→ DATA LINES
----------------------------------------

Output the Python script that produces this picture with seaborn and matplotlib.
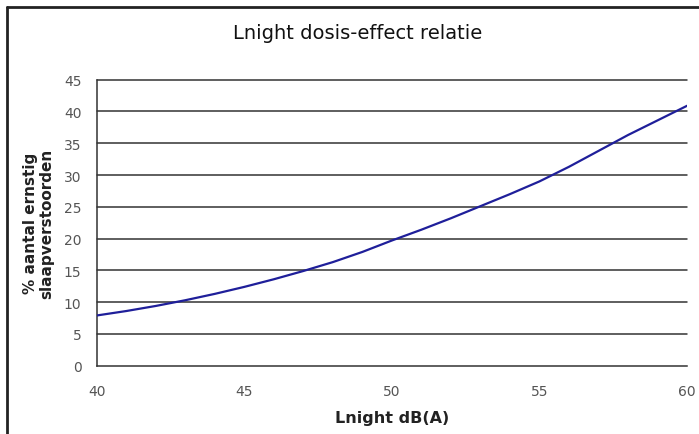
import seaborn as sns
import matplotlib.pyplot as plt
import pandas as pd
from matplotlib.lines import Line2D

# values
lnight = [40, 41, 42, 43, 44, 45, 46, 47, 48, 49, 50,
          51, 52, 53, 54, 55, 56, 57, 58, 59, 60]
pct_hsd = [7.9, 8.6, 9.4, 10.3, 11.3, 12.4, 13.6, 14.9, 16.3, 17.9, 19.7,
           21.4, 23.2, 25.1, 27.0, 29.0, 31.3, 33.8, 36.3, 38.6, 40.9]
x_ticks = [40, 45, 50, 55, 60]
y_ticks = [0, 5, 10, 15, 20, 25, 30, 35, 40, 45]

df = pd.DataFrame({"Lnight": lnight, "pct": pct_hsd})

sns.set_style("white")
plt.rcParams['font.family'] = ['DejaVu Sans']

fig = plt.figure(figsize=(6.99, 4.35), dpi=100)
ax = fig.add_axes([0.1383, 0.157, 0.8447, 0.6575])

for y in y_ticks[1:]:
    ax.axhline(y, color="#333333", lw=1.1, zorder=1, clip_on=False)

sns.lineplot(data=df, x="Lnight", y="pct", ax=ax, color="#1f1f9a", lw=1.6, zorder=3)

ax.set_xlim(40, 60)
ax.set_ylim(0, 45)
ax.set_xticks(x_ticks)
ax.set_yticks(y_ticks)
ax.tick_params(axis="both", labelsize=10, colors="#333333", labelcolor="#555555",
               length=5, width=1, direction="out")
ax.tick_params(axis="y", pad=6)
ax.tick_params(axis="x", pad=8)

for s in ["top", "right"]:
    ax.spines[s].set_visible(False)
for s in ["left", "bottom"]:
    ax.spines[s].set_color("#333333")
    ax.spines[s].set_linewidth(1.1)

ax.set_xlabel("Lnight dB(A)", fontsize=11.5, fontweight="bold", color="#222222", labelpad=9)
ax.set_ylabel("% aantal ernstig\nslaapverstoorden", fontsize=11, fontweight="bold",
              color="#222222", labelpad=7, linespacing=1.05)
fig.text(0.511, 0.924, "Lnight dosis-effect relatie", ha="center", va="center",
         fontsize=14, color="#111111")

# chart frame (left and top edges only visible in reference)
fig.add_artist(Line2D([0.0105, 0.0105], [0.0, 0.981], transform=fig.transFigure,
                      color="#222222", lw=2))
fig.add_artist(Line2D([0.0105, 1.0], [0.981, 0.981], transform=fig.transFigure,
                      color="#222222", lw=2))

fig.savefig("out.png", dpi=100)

----------------------------------------

→ WHAT TO PRODUCE
Leave the pictures out, and print every line of the listing exactly as written.

→ RESULT OF THIS TASK
Output the Python script that produces this picture with seaborn and matplotlib.
import seaborn as sns
import matplotlib.pyplot as plt
import pandas as pd
from matplotlib.lines import Line2D

# values
lnight = [40, 41, 42, 43, 44, 45, 46, 47, 48, 49, 50,
          51, 52, 53, 54, 55, 56, 57, 58, 59, 60]
pct_hsd = [7.9, 8.6, 9.4, 10.3, 11.3, 12.4, 13.6, 14.9, 16.3, 17.9, 19.7,
           21.4, 23.2, 25.1, 27.0, 29.0, 31.3, 33.8, 36.3, 38.6, 40.9]
x_ticks = [40, 45, 50, 55, 60]
y_ticks = [0, 5, 10, 15, 20, 25, 30, 35, 40, 45]

df = pd.DataFrame({"Lnight": lnight, "pct": pct_hsd})

sns.set_style("white")
plt.rcParams['font.family'] = ['DejaVu Sans']

fig = plt.figure(figsize=(6.99, 4.35), dpi=100)
ax = fig.add_axes([0.1383, 0.157, 0.8447, 0.6575])

for y in y_ticks[1:]:
    ax.axhline(y, color="#333333", lw=1.1, zorder=1, clip_on=False)

sns.lineplot(data=df, x="Lnight", y="pct", ax=ax, color="#1f1f9a", lw=1.6, zorder=3)

ax.set_xlim(40, 60)
ax.set_ylim(0, 45)
ax.set_xticks(x_ticks)
ax.set_yticks(y_ticks)
ax.tick_params(axis="both", labelsize=10, colors="#333333", labelcolor="#555555",
               length=5, width=1, direction="out")
ax.tick_params(axis="y", pad=6)
ax.tick_params(axis="x", pad=8)

for s in ["top", "right"]:
    ax.spines[s].set_visible(False)
for s in ["left", "bottom"]:
    ax.spines[s].set_color("#333333")
    ax.spines[s].set_linewidth(1.1)

ax.set_xlabel("Lnight dB(A)", fontsize=11.5, fontweight="bold", color="#222222", labelpad=9)
ax.set_ylabel("% aantal ernstig\nslaapverstoorden", fontsize=11, fontweight="bold",
              color="#222222", labelpad=7, linespacing=1.05)
fig.text(0.511, 0.924, "Lnight dosis-effect relatie", ha="center", va="center",
         fontsize=14, color="#111111")

# chart frame (left and top edges only visible in reference)
fig.add_artist(Line2D([0.0105, 0.0105], [0.0, 0.981], transform=fig.transFigure,
                      color="#222222", lw=2))
fig.add_artist(Line2D([0.0105, 1.0], [0.981, 0.981], transform=fig.transFigure,
                      color="#222222", lw=2))

fig.savefig("out.png", dpi=100)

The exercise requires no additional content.